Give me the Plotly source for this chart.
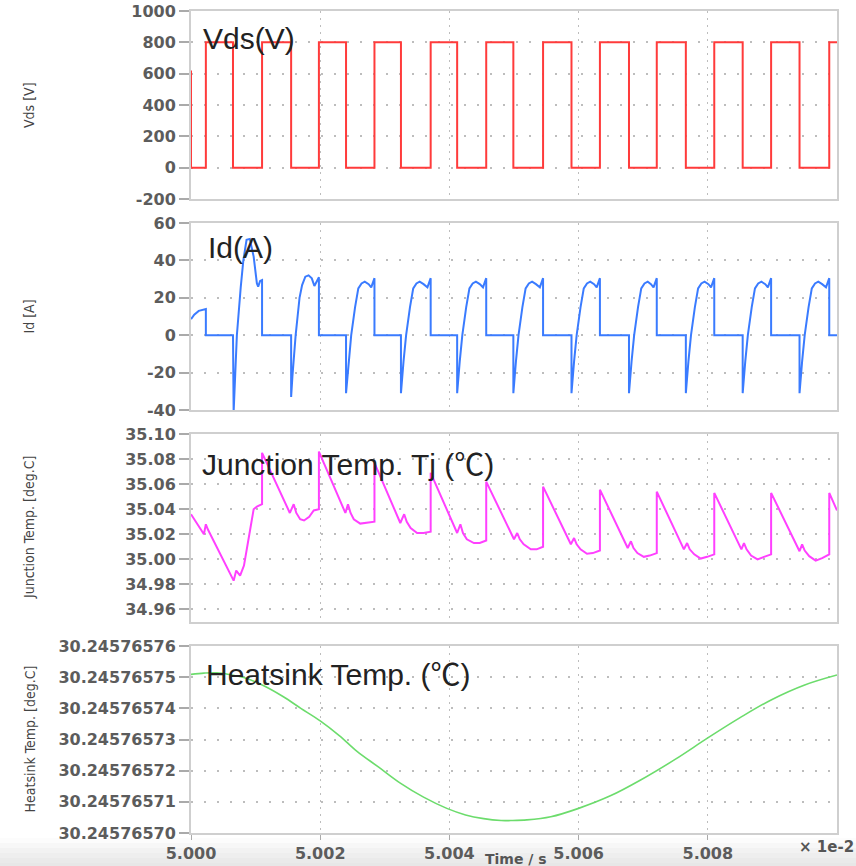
import plotly.graph_objects as go

# ---------------- data (time axis in units of 1e-2 s) ----------------
vds_t = [5.00000, 5.00000, 5.00023, 5.00065, 5.00110, 5.00155, 5.00198, 5.00240,
         5.00284, 5.00325, 5.00371, 5.00412, 5.00457, 5.00499, 5.00545, 5.00589,
         5.00633, 5.00678, 5.00721, 5.00766, 5.00810, 5.00854, 5.00898, 5.00942,
         5.00988, 5.01000]
vds_v = [620, 0, 800, 0, 800, 0, 800, 0, 800, 0, 800, 0, 800, 0, 800, 0,
         800, 0, 800, 0, 800, 0, 800, 0, 800, 800]

id_t = [
    5.00000, 5.00005, 5.00012, 5.00023, 5.00023,
    5.00065, 5.00066, 5.00071, 5.00077, 5.00081, 5.00086, 5.00091, 5.00097, 5.00102, 5.00104, 5.00107, 5.00110, 5.00110,
    5.00155, 5.00155, 5.00157, 5.00159, 5.00162, 5.00165, 5.00168, 5.00172, 5.00177, 5.00182, 5.00187, 5.00191, 5.00195, 5.00198, 5.00198,
    5.00240, 5.00240, 5.00244, 5.00248, 5.00254, 5.00259, 5.00264, 5.00269, 5.00275, 5.00279, 5.00284, 5.00284,
    5.00325, 5.00325, 5.00329, 5.00333, 5.00339, 5.00344, 5.00349, 5.00354, 5.00360, 5.00366, 5.00371, 5.00371,
    5.00412, 5.00412, 5.00416, 5.00420, 5.00426, 5.00431, 5.00436, 5.00441, 5.00447, 5.00452, 5.00457, 5.00457,
    5.00499, 5.00499, 5.00503, 5.00507, 5.00513, 5.00518, 5.00523, 5.00528, 5.00534, 5.00540, 5.00545, 5.00545,
    5.00589, 5.00589, 5.00593, 5.00597, 5.00603, 5.00608, 5.00613, 5.00618, 5.00624, 5.00628, 5.00633, 5.00633,
    5.00678, 5.00678, 5.00682, 5.00686, 5.00692, 5.00697, 5.00702, 5.00707, 5.00712, 5.00716, 5.00721, 5.00721,
    5.00766, 5.00766, 5.00770, 5.00774, 5.00780, 5.00785, 5.00790, 5.00795, 5.00801, 5.00805, 5.00810, 5.00810,
    5.00854, 5.00854, 5.00858, 5.00862, 5.00868, 5.00873, 5.00878, 5.00883, 5.00889, 5.00893, 5.00898, 5.00898,
    5.00942, 5.00942, 5.00946, 5.00950, 5.00956, 5.00961, 5.00966, 5.00971, 5.00977, 5.00983, 5.00988, 5.00988,
    5.01000]
id_v = [
    8.6, 11, 13, 14, 0,
    0, -41, 0, 25.7, 40, 51, 51.5, 42, 27.7, 26, 29, 29.5, 0,
    0, -33, -22, -11.5, 0, 10, 20, 26.8, 31.3, 32, 30.4, 26.3, 28.6, 31, 0,
    0, -31, -14, 0, 15, 25, 27.7, 28.6, 27.3, 25.6, 30.5, 0,
    0, -31, -14, 0, 15, 25, 27.7, 28.6, 27.3, 25.6, 30.5, 0,
    0, -31, -14, 0, 15, 25, 27.7, 28.6, 27.3, 25.6, 30.5, 0,
    0, -31, -14, 0, 15, 25, 27.7, 28.6, 27.3, 25.6, 30.5, 0,
    0, -31, -14, 0, 15, 25, 27.7, 28.6, 27.3, 25.6, 30.5, 0,
    0, -31, -14, 0, 15, 25, 27.7, 28.6, 27.3, 25.6, 30.5, 0,
    0, -31, -14, 0, 15, 25, 27.7, 28.6, 27.3, 25.6, 30.5, 0,
    0, -31, -14, 0, 15, 25, 27.7, 28.6, 27.3, 25.6, 30.5, 0,
    0, -31, -14, 0, 15, 25, 27.7, 28.6, 27.3, 25.6, 30.5, 0,
    0]

tj_t = [
    5.00000, 5.00020, 5.00023, 5.00026, 5.00066, 5.00070, 5.00076, 5.00082, 5.00092, 5.00097, 5.00102, 5.00110, 5.00110,
    5.00153, 5.00159, 5.00163, 5.00169, 5.00175, 5.00183, 5.00190, 5.00198, 5.00198,
    5.00239, 5.00243, 5.00247, 5.00252, 5.00262, 5.00272, 5.00284, 5.00284,
    5.00324, 5.00330, 5.00334, 5.00340, 5.00350, 5.00360, 5.00371, 5.00371,
    5.00412, 5.00417, 5.00421, 5.00427, 5.00438, 5.00447, 5.00457, 5.00457,
    5.00500, 5.00505, 5.00509, 5.00515, 5.00526, 5.00535, 5.00545, 5.00545,
    5.00588, 5.00593, 5.00597, 5.00603, 5.00613, 5.00622, 5.00633, 5.00633,
    5.00676, 5.00681, 5.00685, 5.00691, 5.00701, 5.00710, 5.00721, 5.00721,
    5.00763, 5.00768, 5.00772, 5.00779, 5.00789, 5.00799, 5.00810, 5.00810,
    5.00852, 5.00856, 5.00860, 5.00867, 5.00877, 5.00887, 5.00898, 5.00898,
    5.00942, 5.00946, 5.00950, 5.00957, 5.00967, 5.00977, 5.00988, 5.00988,
    5.01000]
tj_v = [
    35.036, 35.020, 35.028, 35.024, 34.983, 34.991, 34.987, 34.995, 35.025, 35.040, 35.042, 35.044, 35.085,
    35.037, 35.044, 35.037, 35.032, 35.031, 35.034, 35.039, 35.040, 35.086,
    35.037, 35.044, 35.037, 35.032, 35.0285, 35.029, 35.030, 35.077,
    35.029, 35.036, 35.030, 35.025, 35.021, 35.021, 35.022, 35.069,
    35.021, 35.028, 35.021, 35.016, 35.013, 35.013, 35.015, 35.062,
    35.016, 35.021, 35.016, 35.012, 35.008, 35.008, 35.010, 35.058,
    35.012, 35.017, 35.012, 35.008, 35.0044, 35.005, 35.007, 35.0556,
    35.009, 35.0144, 35.009, 35.005, 35.002, 35.003, 35.005, 35.054,
    35.008, 35.013, 35.008, 35.004, 35.0006, 35.002, 35.004, 35.053,
    35.008, 35.013, 35.008, 35.003, 35.000, 35.002, 35.004, 35.053,
    35.0065, 35.012, 35.007, 35.0025, 34.999, 35.001, 35.004, 35.053,
    35.039]

hs_t = [5.00000, 5.00020, 5.00040, 5.00060, 5.00086, 5.00115, 5.00143, 5.00170,
        5.00200, 5.00230, 5.00257, 5.00290, 5.00324, 5.00360, 5.00396, 5.00425,
        5.00453, 5.00480, 5.00495, 5.00520, 5.00557, 5.00600, 5.00650, 5.00696,
        5.00750, 5.00800, 5.00850, 5.00898, 5.00950, 5.01000]
hs_v = [30.2457657509, 30.2457657513, 30.2457657514, 30.2457657508, 30.2457657496,
        30.2457657470, 30.2457657437, 30.2457657400, 30.2457657360, 30.2457657312,
        30.2457657262, 30.2457657212, 30.2457657160, 30.2457657115, 30.2457657079,
        30.2457657058, 30.2457657046, 30.2457657040, 30.2457657040, 30.2457657042,
        30.2457657052, 30.2457657079, 30.2457657120, 30.2457657170, 30.2457657237,
        30.2457657305, 30.2457657370, 30.2457657427, 30.2457657475, 30.2457657507]

x_ticks = [5.000, 5.002, 5.004, 5.006, 5.008]
x_ticklabels = ["5.000", "5.002", "5.004", "5.006", "5.008"]
vds_ticks = [-200, 0, 200, 400, 600, 800, 1000]
vds_ticklabels = ["-200", "0", "200", "400", "600", "800", "1000"]
id_ticks = [-40, -20, 0, 20, 40, 60]
id_ticklabels = ["-40", "-20", "0", "20", "40", "60"]
tj_ticks = [34.96, 34.98, 35.00, 35.02, 35.04, 35.06, 35.08, 35.10]
tj_ticklabels = ["34.96", "34.98", "35.00", "35.02", "35.04", "35.06", "35.08", "35.10"]
hs_ticks = [30.24576570, 30.24576571, 30.24576572, 30.24576573, 30.24576574, 30.24576575, 30.24576576]
hs_ticklabels = ["30.24576570", "30.24576571", "30.24576572", "30.24576573",
                 "30.24576574", "30.24576575", "30.24576576"]

CJK = '<span style="font-family:\'Noto Sans CJK JP\'">℃</span>'
panel_titles = ["Vds(V)", "Id(A)", "Junction Temp. Tj (" + CJK + ")", "Heatsink Temp. (" + CJK + ")"]
axis_titles = ["Vds [V]", "Id [A]", "Junction Temp. [deg.C]", "Heatsink Temp. [deg.C]"]

# ---------------- layout helpers (page margin removed, figure fills window) ----------------
W, H = 856, 866
def fx(px):
    return px / W
def fy(py):
    return 1 - py / H

panels = [(11, 199), (223, 410), (434, 622), (646, 833)]
xdom = [fx(191), fx(837)]

fig = go.Figure()
fig.add_trace(go.Scatter(x=vds_t, y=vds_v, mode="lines", line=dict(color="#ff3b3b", width=2, shape="hv"),
                         xaxis="x", yaxis="y", showlegend=False))
fig.add_trace(go.Scatter(x=id_t, y=id_v, mode="lines", line=dict(color="#3a7bff", width=2),
                         xaxis="x2", yaxis="y2", showlegend=False))
fig.add_trace(go.Scatter(x=tj_t, y=tj_v, mode="lines", line=dict(color="#ff40ff", width=2),
                         xaxis="x3", yaxis="y3", showlegend=False))
fig.add_trace(go.Scatter(x=hs_t, y=hs_v, mode="lines", line=dict(color="#6cdc6c", width=1.6, shape="spline"),
                         xaxis="x4", yaxis="y4", showlegend=False))

tick_font = dict(family="DejaVu Sans", size=16, color="#5c5c5c", weight="bold")
grid_col = "#bdbdbd"
frame_col = "#cfcfcf"

yspecs = [
    ([-200, 1000], vds_ticks, vds_ticklabels),
    ([-40, 60], id_ticks, id_ticklabels),
    ([34.95, 35.10], tj_ticks, tj_ticklabels),
    ([30.24576570, 30.24576576], hs_ticks, hs_ticklabels),
]

layout = dict(width=W, height=H, margin=dict(l=0, r=0, t=0, b=0, autoexpand=False),
              paper_bgcolor="white", plot_bgcolor="white", showlegend=False)

for i, ((top, bot), (rng, tv, tt)) in enumerate(zip(panels, yspecs)):
    n = "" if i == 0 else str(i + 1)
    last = (i == 3)
    layout["xaxis" + n] = dict(
        domain=xdom, range=[5.000, 5.010], anchor="y" + n, automargin=False,
        tickmode="array", tickvals=x_ticks, ticktext=x_ticklabels,
        showticklabels=last, ticks="outside" if last else "", ticklen=5, tickcolor="#aaaaaa",
        tickfont=tick_font,
        showgrid=True, gridcolor=grid_col, gridwidth=1.2, griddash="2px,5px",
        showline=True, linecolor=frame_col, linewidth=2, mirror=True, zeroline=False,
    )
    layout["yaxis" + n] = dict(
        domain=[fy(bot), fy(top)], range=rng, anchor="x" + n, automargin=False,
        tickmode="array", tickvals=tv, ticktext=tt,
        ticks="outside", ticklen=10, tickcolor="#aaaaaa", tickwidth=1.5,
        tickfont=tick_font,
        showgrid=True, gridcolor=grid_col, gridwidth=1.5, griddash="2px,11px",
        showline=True, linecolor=frame_col, linewidth=2, mirror=True, zeroline=False,
    )

annotations = []
title_pos = [(201, 39), (206, 248), (200, 462), (204, 672)]
for txt, (x, y) in zip(panel_titles, title_pos):
    annotations.append(dict(text=txt, x=fx(x), y=fy(y), xref="paper", yref="paper",
                            xanchor="left", yanchor="middle", showarrow=False,
                            font=dict(family="Liberation Sans, Arial, sans-serif", size=30, color="#222222")))
for txt, (top, bot) in zip(axis_titles, panels):
    annotations.append(dict(text=txt, x=fx(29), y=fy((top + bot) / 2), xref="paper", yref="paper",
                            xanchor="center", yanchor="middle", showarrow=False, textangle=-90,
                            font=dict(family="DejaVu Sans Condensed, Liberation Sans Narrow, DejaVu Sans",
                                      size=14, color="#444444")))
annotations.append(dict(text="Time / s", x=fx(516), y=fy(859), xref="paper", yref="paper",
                        xanchor="center", yanchor="middle", showarrow=False,
                        font=dict(family="DejaVu Sans", size=14, color="#555555", weight="bold")))
annotations.append(dict(text="× 1e-2", x=fx(797), y=fy(847), xref="paper", yref="paper",
                        xanchor="left", yanchor="middle", showarrow=False,
                        font=dict(family="DejaVu Sans", size=15, color="#555555", weight="bold")))
layout["annotations"] = annotations

# bottom grey band (stepped gradient)
band_cols = ["#fcfcfc", "#f7f7f7", "#f2f2f2", "#eeeeee", "#eaeaea", "#e7e7e7"]
shapes = []
y0 = 838
for k, c in enumerate(band_cols):
    ya = y0 + k * 5
    yb = ya + 5 if k < len(band_cols) - 1 else H
    shapes.append(dict(type="rect", xref="paper", yref="paper", x0=0, x1=1, y0=fy(yb), y1=fy(ya),
                       fillcolor=c, line=dict(width=0), layer="below"))
layout["shapes"] = shapes

fig.update_layout(**layout)
fig.write_html("out.html", config={"displayModeBar": False},
               post_script="document.body.style.margin='0';document.body.style.overflow='hidden';")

....................

■ Given problem
From the first line above to the line containing "import plotly.graph_objects as go", repeat each line exactly. Pictures stay out.

■ Response for this exercise
Give me the Plotly source for this chart.
import plotly.graph_objects as go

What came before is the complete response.